Daily Point of Light # 1580 Feb 23, 2000

Lynne Klein has been a teacher and a champion of children’s rights for more than 30 years. Klein paved the way for children’s art and ideas to be heard and seen by thousands, with an extensive traveling exhibition (displayed from ’91-’95) of children’s art and writing about other cultures. It was the strength of this project, her “first child,” that inspired Klein to develop the Children’s Quilt of Hope.

Incidents of hate crimes and violence in communities across America, served as the impetus of Klein to create a forum for discussion in homes and schools. The Children’s Quilt that Klein created and organized, does just that. It reaches thousands in a gentle, positive, hopeful way that springboards thought and discussion in classrooms and homes. The quilt debuted in May of 1998 and to date, is comprised of more than 70 panels of more than 1000 individual paper squares made by K-12 students.

Thousands are affected by the Quilt through its’ exhibition. This is the first public display by children about HIV/AIDS. The Quilt is breaking ground and opening up new avenues of discussion for families about life-threatening illness, hunger, loneliness, isolation and prejudice in communities that previously considered themselves untouched by such issues. The Quilt is a new forum for educating the public through the eyes of children, to keep the fight against HIV/AIDS and discrimination alive.
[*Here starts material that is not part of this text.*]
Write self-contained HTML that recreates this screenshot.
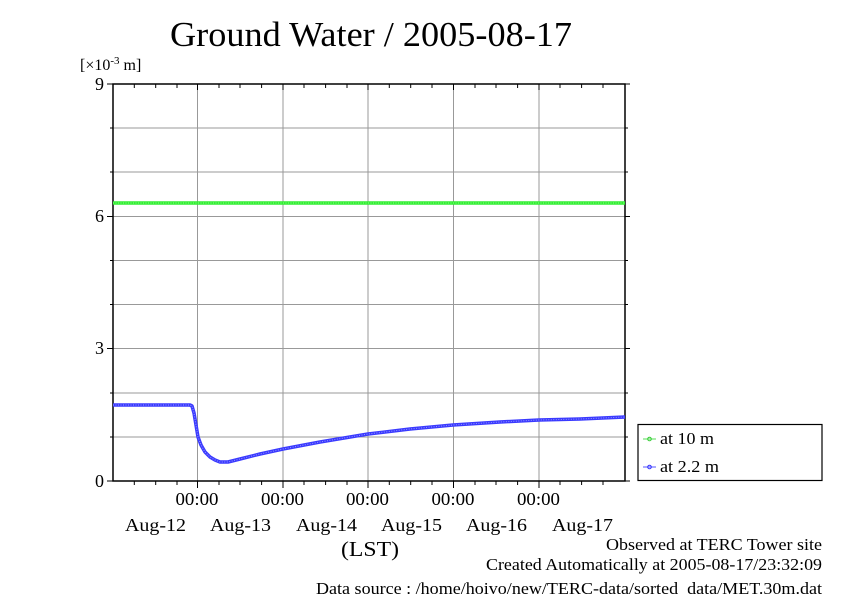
<!DOCTYPE html>
<html><head><meta charset="utf-8"><style>
html,body{margin:0;padding:0;background:#fff;}
svg{display:block;font-family:"Liberation Serif",serif;}
</style></head><body>
<svg width="842" height="595" viewBox="0 0 842 595" xmlns="http://www.w3.org/2000/svg">
<rect width="842" height="595" fill="#fff"/>
<text x="170" y="46" font-size="35" textLength="402" lengthAdjust="spacingAndGlyphs">Ground Water / 2005-08-17</text>
<text x="80" y="70" font-size="16">[×10<tspan font-size="11" dy="-6">-3</tspan><tspan dy="6"> m]</tspan></text>
<g stroke="#999" stroke-width="1">
<line x1="113" y1="128" x2="625" y2="128"/><line x1="113" y1="172" x2="625" y2="172"/>
<line x1="113" y1="216.5" x2="625" y2="216.5"/><line x1="113" y1="260.5" x2="625" y2="260.5"/>
<line x1="113" y1="304.5" x2="625" y2="304.5"/><line x1="113" y1="348.5" x2="625" y2="348.5"/>
<line x1="113" y1="393" x2="625" y2="393"/><line x1="113" y1="437" x2="625" y2="437"/>
<line x1="197.5" y1="84" x2="197.5" y2="481"/><line x1="283" y1="84" x2="283" y2="481"/>
<line x1="368" y1="84" x2="368" y2="481"/><line x1="453.5" y1="84" x2="453.5" y2="481"/>
<line x1="539" y1="84" x2="539" y2="481"/>
</g>
<g stroke="#000" stroke-width="1">
<path d="M113 84V481H625V84Z" fill="none" stroke-width="1.5"/>
<path d="M113 84h-6M113 216.5h-6M113 348.5h-6M113 481h-6M625 84h5M625 216.5h5M625 348.5h5M625 481h5"/>
<path d="M113 128h-3M113 172h-3M113 260.5h-3M113 304.5h-3M113 393h-3M113 437h-3M625 128h3M625 172h3M625 260.5h3M625 304.5h3M625 393h3M625 437h3"/>
<path d="M134.3 84v4M155.7 84v4M177 84v4M219 84v4M240 84v4M261.6 84v4M304 84v4M325.6 84v4M347 84v4M389.3 84v4M410.7 84v4M432 84v4M475 84v4M496 84v4M517.6 84v4M560 84v4M581.6 84v4M603 84v4"/>
<path d="M197.5 84v6M283 84v6M368 84v6M453.5 84v6M539 84v6"/>
<path d="M134.3 481v4M155.7 481v4M177 481v4M219 481v4M240 481v4M261.6 481v4M304 481v4M325.6 481v4M347 481v4M389.3 481v4M410.7 481v4M432 481v4M475 481v4M496 481v4M517.6 481v4M560 481v4M581.6 481v4M603 481v4"/>
<path d="M197.5 481v7M283 481v7M368 481v7M453.5 481v7M539 481v7"/>
</g>
<g font-size="18" text-anchor="end">
<text x="104" y="90">9</text><text x="104" y="222">6</text><text x="104" y="354">3</text><text x="104" y="487">0</text>
</g>
<g font-size="18">
<text x="175.5" y="505" textLength="43" lengthAdjust="spacingAndGlyphs">00:00</text>
<text x="261" y="505" textLength="43" lengthAdjust="spacingAndGlyphs">00:00</text>
<text x="346" y="505" textLength="43" lengthAdjust="spacingAndGlyphs">00:00</text>
<text x="431.5" y="505" textLength="43" lengthAdjust="spacingAndGlyphs">00:00</text>
<text x="517" y="505" textLength="43" lengthAdjust="spacingAndGlyphs">00:00</text>
<text x="125" y="531" textLength="61" lengthAdjust="spacingAndGlyphs">Aug-12</text>
<text x="210" y="531" textLength="61" lengthAdjust="spacingAndGlyphs">Aug-13</text>
<text x="296" y="531" textLength="61" lengthAdjust="spacingAndGlyphs">Aug-14</text>
<text x="381" y="531" textLength="61" lengthAdjust="spacingAndGlyphs">Aug-15</text>
<text x="466" y="531" textLength="61" lengthAdjust="spacingAndGlyphs">Aug-16</text>
<text x="552" y="531" textLength="61" lengthAdjust="spacingAndGlyphs">Aug-17</text>
<text x="341" y="556" font-size="21" textLength="58" lengthAdjust="spacingAndGlyphs">(LST)</text>
</g>
<line x1="113" y1="203" x2="625" y2="203" stroke="#33ee33" stroke-width="3.5"/>
<line x1="113" y1="203" x2="625" y2="203" stroke="#88ff88" stroke-width="1" stroke-dasharray="1 1.5"/>
<path d="M113 405L190 405L192 406L194 413L196 425L198 437L201 445L205 452L210 457L215 460L220 462L228 462L240 459L260 454L283 449L320 442L368 434L410 429L453 425L500 422L539 420L580 419L625 417" fill="none" stroke="#3a3aff" stroke-width="3.5" stroke-linejoin="round"/>
<path d="M113 405L190 405L192 406L194 413L196 425L198 437L201 445L205 452L210 457L215 460L220 462L228 462L240 459L260 454L283 449L320 442L368 434L410 429L453 425L500 422L539 420L580 419L625 417" fill="none" stroke="#9999ff" stroke-width="1" stroke-dasharray="1 1.5"/>
<rect x="638" y="424.5" width="184" height="56" fill="#fff" stroke="#000" stroke-width="1.2"/>
<line x1="643" y1="439" x2="656" y2="439" stroke="#55dd55"/><circle cx="649.5" cy="439" r="1.8" fill="none" stroke="#33cc33"/>
<line x1="643" y1="467" x2="656" y2="467" stroke="#5555ff"/><circle cx="649.5" cy="467" r="1.8" fill="none" stroke="#3333ff"/>
<text x="660" y="444" font-size="17" textLength="54" lengthAdjust="spacingAndGlyphs">at 10 m</text>
<text x="660" y="472" font-size="17" textLength="59" lengthAdjust="spacingAndGlyphs">at 2.2 m</text>
<g font-size="17">
<text x="606" y="550" textLength="216" lengthAdjust="spacingAndGlyphs">Observed at TERC Tower site</text>
<text x="486" y="570" textLength="336" lengthAdjust="spacingAndGlyphs">Created Automatically at 2005-08-17/23:32:09</text>
<text x="316" y="594" textLength="506" lengthAdjust="spacingAndGlyphs">Data source : /home/hoivo/new/TERC-data/sorted_data/MET.30m.dat</text>
</g>
</svg>
</body></html>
The Quilt of Hope Program establishes an open forum for very young children. It empowers children to impact their own community. It heightens awareness about HIV/AIDS, educates about prevention of the disease, dispels prejudice and combats the growing complacency about the disease. Honoring the children’s ideas and solution is important to Klein, who believes that “youth in service is integral to education.”

Klein teaches the community how children can be part of the solution to issues of hunger and food waste in their own neighborhoods. By challenging young minds, she believes we can eradicate this disease, and by working together we can rid our community of hate crimes.

The Children’s Quilt of Hope has received the following recognition: the JCPenney Golden Rule Award in Education; Junior Spirit of Marin Award for linking learning to community; a Marin County Board of Supervisors Commendation; a Marin County Fair Special Merit Award; selection for the Arts & Healing Network Community Education Project; and Third Place honors in Western Pairs Association 2000 Award of Achievement.

A kindergarten student, Anjuli Branz, (now 7 years old), created a hope square for the quilt, determined “to help the sick people who need food.” Remembering the quilt project, Anjuli organized, coordinated and ran her own bake sale at school to benefit Meals of Marin, a non-profit that cooks and delivers meals to homebound folks with like-threatening illnesses. This is the true spirit of the quilt&#151getting kids involved and empowered early to make a difference!

For her work, Klein was awarded the 1998 Martin Luther King, Jr. Humanitarian Award for outstanding efforts in the area of human and civil rights from the Marin County Human Rights Commission.